**EXERCISE GOAL**
Copy every line that contains the string "diagram" from the entries below.

**DATASET EXCERPTS**
________

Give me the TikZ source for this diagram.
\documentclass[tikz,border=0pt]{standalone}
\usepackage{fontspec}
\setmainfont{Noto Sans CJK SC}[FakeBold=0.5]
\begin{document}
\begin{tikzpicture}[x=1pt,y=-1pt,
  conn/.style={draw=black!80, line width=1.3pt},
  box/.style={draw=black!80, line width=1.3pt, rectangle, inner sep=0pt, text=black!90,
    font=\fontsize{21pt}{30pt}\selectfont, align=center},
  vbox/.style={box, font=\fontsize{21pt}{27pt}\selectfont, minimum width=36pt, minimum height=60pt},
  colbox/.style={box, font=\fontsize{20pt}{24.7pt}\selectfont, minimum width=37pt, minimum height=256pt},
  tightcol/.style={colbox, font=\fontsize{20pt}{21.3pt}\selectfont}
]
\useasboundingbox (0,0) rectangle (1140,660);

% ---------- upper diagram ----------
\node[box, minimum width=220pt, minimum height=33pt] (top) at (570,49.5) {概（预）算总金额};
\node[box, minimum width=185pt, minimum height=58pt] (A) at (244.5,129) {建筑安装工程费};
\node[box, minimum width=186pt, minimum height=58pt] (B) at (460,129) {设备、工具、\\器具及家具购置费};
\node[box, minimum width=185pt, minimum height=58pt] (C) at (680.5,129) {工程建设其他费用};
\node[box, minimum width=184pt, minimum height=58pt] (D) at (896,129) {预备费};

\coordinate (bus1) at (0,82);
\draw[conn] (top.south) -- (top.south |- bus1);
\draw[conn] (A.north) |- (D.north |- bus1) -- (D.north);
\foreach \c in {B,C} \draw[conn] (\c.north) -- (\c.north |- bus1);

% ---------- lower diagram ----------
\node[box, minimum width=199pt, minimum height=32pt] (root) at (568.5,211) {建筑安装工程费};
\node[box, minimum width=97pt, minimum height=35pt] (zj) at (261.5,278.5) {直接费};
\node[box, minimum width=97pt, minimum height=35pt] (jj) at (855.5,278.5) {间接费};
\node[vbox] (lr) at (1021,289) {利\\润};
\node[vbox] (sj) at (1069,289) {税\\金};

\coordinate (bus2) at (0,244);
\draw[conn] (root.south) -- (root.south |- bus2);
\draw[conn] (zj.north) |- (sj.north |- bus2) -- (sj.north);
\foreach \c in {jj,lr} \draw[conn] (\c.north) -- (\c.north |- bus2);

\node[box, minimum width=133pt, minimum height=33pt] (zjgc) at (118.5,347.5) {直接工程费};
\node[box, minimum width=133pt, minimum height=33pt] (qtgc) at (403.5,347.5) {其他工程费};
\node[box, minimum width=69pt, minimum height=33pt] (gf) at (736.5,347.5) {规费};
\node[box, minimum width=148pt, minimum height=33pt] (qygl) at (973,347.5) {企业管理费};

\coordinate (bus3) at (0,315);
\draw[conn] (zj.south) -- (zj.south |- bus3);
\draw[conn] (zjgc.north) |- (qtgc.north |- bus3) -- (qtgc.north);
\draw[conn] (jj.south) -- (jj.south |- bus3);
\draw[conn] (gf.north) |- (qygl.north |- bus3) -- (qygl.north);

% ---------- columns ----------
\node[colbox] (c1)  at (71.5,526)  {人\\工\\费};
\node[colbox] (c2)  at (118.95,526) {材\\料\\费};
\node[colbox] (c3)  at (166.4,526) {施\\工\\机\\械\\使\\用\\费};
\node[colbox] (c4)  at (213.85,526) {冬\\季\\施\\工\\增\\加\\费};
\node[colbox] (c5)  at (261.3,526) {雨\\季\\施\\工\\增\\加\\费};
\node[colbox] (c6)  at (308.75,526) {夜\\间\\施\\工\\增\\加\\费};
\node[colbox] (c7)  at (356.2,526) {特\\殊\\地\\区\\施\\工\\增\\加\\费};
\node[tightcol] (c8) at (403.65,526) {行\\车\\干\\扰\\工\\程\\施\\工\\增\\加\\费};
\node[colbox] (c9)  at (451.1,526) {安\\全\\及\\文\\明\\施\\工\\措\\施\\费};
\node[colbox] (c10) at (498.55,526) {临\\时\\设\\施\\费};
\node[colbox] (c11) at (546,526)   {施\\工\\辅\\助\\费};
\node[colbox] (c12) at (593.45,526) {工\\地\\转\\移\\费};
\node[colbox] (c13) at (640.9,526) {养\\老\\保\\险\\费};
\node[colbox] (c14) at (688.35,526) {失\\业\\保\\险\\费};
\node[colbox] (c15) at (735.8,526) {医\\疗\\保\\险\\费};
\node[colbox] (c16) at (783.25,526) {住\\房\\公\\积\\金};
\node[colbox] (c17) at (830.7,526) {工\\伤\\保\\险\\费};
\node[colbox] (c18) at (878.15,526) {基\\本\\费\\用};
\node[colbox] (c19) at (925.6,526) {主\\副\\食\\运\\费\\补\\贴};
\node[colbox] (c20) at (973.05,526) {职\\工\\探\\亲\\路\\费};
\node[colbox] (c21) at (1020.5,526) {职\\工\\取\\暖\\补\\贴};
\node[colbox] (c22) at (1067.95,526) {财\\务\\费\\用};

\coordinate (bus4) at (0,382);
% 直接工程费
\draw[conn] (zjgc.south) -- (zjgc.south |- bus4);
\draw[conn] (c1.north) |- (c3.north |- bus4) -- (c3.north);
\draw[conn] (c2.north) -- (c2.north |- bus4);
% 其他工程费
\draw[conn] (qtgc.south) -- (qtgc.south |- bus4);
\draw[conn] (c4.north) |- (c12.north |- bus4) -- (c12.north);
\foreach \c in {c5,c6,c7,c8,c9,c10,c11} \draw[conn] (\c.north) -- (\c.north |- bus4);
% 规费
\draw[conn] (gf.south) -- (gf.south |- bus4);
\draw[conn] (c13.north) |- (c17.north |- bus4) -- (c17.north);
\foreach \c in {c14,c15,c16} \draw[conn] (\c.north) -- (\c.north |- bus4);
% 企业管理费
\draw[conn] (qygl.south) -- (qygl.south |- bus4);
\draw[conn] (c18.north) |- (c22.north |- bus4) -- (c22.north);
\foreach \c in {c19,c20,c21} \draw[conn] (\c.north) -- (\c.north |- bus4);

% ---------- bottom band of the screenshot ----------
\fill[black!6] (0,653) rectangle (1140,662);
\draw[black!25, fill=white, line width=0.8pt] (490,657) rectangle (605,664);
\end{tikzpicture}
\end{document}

________

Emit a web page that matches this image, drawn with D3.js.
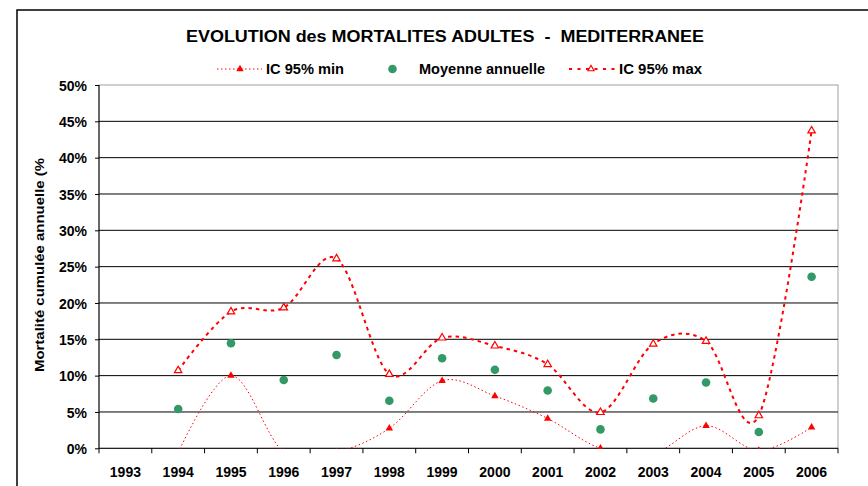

________

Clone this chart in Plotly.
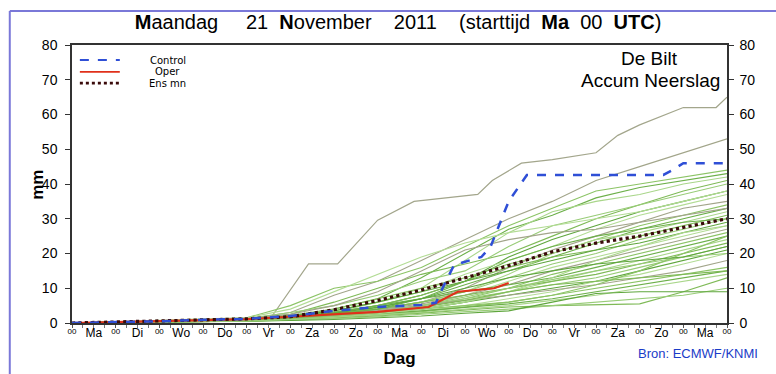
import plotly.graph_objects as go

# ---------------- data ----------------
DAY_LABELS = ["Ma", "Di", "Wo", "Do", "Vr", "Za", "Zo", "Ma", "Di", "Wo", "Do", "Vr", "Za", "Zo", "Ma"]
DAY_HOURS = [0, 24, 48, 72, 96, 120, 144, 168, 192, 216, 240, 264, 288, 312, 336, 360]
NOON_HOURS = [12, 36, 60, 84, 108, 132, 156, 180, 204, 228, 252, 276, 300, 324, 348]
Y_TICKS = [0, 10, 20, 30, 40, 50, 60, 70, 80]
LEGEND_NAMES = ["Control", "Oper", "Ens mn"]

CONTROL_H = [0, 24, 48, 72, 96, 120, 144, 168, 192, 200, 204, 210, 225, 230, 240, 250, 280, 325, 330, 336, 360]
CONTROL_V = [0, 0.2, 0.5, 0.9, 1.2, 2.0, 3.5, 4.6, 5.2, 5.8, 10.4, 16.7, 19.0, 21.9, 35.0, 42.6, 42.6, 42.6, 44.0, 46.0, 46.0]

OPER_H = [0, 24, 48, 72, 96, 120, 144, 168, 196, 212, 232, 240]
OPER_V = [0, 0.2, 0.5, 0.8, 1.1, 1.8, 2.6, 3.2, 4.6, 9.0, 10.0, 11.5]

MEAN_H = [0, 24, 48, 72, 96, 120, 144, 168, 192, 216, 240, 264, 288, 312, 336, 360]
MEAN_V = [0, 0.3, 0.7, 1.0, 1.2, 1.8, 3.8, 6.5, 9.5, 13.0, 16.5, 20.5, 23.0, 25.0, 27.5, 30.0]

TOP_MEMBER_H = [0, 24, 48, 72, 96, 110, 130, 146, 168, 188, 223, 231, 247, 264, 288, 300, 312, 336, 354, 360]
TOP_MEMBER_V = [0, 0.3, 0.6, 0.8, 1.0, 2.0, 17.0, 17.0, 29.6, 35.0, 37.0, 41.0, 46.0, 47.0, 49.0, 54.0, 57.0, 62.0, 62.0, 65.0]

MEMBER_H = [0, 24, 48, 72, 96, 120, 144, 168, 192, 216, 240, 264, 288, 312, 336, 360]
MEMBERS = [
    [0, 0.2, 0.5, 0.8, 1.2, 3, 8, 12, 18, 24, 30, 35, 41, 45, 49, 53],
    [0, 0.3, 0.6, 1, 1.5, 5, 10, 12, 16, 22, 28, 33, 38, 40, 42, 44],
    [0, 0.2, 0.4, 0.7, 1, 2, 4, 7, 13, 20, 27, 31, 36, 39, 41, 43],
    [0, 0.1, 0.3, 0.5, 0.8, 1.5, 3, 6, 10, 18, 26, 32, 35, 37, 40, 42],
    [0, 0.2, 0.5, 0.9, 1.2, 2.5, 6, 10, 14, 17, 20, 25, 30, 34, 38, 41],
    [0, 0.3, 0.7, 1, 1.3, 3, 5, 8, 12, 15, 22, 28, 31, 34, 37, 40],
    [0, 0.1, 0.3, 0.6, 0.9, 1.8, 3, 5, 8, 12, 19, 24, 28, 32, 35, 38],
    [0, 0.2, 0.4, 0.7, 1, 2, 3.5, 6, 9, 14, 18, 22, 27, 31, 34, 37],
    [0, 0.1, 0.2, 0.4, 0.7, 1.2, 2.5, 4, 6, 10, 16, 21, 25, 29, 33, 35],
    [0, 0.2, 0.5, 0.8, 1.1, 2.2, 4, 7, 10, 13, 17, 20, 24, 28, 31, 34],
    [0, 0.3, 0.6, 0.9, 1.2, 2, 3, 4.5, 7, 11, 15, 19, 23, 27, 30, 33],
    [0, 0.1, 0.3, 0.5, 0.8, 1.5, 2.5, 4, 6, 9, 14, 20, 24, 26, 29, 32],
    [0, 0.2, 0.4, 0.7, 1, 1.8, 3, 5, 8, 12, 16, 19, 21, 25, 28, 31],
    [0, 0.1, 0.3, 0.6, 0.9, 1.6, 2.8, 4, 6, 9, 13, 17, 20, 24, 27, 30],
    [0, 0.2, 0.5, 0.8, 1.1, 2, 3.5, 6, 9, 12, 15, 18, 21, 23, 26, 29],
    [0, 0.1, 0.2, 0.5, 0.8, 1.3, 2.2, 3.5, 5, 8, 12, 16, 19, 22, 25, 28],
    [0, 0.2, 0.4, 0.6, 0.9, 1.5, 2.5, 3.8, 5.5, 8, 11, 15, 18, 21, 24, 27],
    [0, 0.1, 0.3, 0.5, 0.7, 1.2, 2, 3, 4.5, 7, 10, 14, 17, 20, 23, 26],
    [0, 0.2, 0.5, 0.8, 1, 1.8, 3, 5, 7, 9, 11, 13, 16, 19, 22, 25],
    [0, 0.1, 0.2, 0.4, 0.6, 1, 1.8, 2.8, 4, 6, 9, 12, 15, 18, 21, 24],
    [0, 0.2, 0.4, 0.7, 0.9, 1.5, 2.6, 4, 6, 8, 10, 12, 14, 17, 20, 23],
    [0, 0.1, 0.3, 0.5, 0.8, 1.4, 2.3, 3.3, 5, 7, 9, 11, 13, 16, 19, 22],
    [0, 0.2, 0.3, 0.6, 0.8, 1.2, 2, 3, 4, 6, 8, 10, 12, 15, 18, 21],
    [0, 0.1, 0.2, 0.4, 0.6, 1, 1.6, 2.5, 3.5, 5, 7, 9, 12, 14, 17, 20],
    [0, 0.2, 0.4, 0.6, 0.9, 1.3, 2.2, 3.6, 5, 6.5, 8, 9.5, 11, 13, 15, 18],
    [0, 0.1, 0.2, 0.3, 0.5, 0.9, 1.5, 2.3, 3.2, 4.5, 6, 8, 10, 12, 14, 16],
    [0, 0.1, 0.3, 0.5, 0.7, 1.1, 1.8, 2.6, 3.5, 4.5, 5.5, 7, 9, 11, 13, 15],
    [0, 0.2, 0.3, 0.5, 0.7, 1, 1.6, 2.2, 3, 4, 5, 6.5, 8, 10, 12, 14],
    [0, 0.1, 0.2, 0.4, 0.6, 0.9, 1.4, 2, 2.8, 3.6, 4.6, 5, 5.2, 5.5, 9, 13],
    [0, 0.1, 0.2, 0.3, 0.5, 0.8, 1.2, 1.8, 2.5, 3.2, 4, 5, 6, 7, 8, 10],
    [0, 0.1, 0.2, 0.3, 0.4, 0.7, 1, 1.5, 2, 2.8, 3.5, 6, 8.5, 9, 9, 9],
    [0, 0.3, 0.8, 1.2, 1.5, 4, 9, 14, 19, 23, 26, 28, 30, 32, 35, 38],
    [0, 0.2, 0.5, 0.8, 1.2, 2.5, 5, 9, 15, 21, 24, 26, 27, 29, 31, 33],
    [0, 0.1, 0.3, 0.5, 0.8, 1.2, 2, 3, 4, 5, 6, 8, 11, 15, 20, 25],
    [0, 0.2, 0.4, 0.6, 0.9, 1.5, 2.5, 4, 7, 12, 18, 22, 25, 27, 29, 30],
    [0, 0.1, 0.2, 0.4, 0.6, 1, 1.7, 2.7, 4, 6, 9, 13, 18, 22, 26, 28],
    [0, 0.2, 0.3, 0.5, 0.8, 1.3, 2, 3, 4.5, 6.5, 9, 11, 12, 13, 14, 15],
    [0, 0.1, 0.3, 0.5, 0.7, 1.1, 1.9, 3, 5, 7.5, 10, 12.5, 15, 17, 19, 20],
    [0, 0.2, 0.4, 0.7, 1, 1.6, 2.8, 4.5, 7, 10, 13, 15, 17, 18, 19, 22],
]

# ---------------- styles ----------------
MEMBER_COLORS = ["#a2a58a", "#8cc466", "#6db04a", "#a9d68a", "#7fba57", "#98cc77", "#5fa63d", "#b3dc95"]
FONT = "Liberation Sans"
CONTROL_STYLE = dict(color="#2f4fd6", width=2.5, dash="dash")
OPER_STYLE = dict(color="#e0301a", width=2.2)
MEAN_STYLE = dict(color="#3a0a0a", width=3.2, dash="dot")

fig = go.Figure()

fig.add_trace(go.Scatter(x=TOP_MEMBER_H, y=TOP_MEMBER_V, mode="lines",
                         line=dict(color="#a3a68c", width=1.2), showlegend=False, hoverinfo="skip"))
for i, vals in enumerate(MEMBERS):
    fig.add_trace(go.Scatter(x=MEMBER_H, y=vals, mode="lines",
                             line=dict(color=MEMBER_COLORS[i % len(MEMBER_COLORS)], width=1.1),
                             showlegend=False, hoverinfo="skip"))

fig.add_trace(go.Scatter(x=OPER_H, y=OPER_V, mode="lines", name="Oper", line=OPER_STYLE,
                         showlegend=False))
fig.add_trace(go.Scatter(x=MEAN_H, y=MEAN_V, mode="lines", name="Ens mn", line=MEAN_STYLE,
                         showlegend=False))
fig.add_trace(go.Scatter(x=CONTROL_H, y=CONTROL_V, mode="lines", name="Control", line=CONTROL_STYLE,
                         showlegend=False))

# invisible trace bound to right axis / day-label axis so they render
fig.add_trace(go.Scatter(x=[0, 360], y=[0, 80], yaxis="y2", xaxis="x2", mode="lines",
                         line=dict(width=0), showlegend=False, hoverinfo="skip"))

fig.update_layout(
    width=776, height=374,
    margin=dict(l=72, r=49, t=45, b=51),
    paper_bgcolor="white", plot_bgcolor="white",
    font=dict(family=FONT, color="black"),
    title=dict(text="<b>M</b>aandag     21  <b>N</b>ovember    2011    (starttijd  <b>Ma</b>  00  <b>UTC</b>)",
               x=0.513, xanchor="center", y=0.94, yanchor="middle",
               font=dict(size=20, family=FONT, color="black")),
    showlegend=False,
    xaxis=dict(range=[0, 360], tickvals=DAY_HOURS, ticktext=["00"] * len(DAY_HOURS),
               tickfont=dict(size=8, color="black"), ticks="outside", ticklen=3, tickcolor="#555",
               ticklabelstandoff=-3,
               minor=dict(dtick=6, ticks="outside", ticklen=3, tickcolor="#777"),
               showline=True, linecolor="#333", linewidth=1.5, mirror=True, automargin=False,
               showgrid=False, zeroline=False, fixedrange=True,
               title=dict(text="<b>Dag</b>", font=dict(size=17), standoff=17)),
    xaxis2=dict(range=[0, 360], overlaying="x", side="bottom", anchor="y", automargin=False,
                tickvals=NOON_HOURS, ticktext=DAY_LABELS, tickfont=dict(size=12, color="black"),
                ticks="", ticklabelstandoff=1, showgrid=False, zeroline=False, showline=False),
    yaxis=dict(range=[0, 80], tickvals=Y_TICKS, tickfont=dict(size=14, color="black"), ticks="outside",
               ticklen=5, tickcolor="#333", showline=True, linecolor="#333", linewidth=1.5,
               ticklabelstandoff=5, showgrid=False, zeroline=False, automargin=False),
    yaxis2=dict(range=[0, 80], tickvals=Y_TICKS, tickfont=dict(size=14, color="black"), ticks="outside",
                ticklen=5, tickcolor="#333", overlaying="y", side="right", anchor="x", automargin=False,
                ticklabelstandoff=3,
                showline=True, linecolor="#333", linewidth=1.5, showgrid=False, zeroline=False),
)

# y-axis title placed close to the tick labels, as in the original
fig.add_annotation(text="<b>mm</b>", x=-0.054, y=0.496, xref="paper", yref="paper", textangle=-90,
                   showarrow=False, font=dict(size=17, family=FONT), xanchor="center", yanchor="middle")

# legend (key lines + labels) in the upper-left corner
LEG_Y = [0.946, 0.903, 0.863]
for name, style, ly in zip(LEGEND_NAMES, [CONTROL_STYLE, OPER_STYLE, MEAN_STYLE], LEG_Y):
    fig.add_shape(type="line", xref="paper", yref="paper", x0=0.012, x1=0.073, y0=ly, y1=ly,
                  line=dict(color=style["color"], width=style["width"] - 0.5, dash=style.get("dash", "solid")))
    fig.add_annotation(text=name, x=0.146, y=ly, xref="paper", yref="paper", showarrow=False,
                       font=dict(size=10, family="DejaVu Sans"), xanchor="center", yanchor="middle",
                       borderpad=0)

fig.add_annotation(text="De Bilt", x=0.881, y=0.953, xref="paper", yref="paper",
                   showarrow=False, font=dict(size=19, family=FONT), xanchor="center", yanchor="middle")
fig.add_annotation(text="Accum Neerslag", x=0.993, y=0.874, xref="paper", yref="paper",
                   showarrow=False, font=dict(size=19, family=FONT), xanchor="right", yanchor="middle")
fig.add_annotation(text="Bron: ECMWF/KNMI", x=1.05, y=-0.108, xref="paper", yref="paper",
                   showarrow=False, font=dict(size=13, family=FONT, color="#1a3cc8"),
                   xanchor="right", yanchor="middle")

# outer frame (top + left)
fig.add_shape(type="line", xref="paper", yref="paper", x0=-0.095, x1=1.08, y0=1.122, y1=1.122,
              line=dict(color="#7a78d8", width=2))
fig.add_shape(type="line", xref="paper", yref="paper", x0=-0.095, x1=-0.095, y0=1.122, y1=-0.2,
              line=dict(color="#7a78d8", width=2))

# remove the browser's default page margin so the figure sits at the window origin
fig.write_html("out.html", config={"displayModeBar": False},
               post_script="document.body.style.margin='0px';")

________

**ANSWER TO THE PROBLEM**
Give me the TikZ source for this diagram.
% ---------- upper diagram ----------
% ---------- lower diagram ----------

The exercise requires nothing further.